In experiments conducted in a quarantine greenhouse, DeLoach and his colleagues have found both insects to be very damaging to tamarisks. The mealybug, a sap feeder, reproduced on the test plants, and the second generation of bugs actually killed about a third of them. The leaf beetle, says DeLoach, feeds on tamarisk leaves, and it is so destructive in China that the government there has had to apply insecticides to tamarisk trees that it has planted to stabilize dunes in the Taklimakan Desert. Most important, neither insect feeds on willows or cottonwood trees. They don’t feed on anything except the genus Tamarix, says DeLoach. So they’re very, very safe.

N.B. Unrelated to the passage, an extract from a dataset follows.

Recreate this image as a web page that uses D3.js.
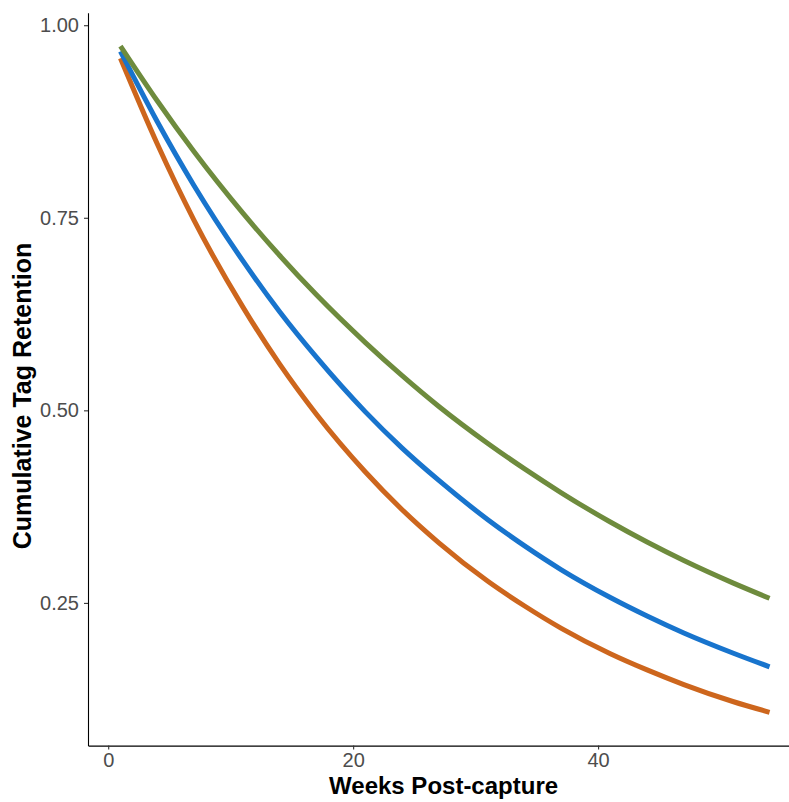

They’re safe, that is, unless you think Tamarix is a good thing to have around. Right now there is one obstacle blocking DeLoach from releasing his bugs: the southwestern willow flycatcher. Good studies have shown conclusively that the tamarisk is very harmful to most of the native bird species, says DeLoach. But there are some species that can nest in it and find food someplace else. And there are certain people who are afraid that if the tamarisk is controlled, maybe this soil is too salty and maybe the willow trees won’t come back, and that might in the end be somewhat destructive to this endangered southwestern flycatcher.

DeLoach and his colleagues are now trying to assess the environmental impact of their plan on the flycatcher. If they can convince the regulators, they may be able to release their tamarisk-eating insects as early as this summer. In the southwestern desert, says DeLoach, the streams and the shores of lakes provide the best habitat for most of the vegetation. The willow trees and the cottonwoods and several other species are a beautiful habitat for nearly all the birds and mammals. It’s a place where there’s water, and it’s a place where they can build their nests and breed. The tamarisk has almost destroyed a good part of this.

So we hope to control the tamarisk--not eradicate it. We don’t even want to do that. We would probably hope to reduce the abundance of tamarisks by about 80 percent. In the end it would be a component of the natural community--and you’d have a beautiful ecosystem again.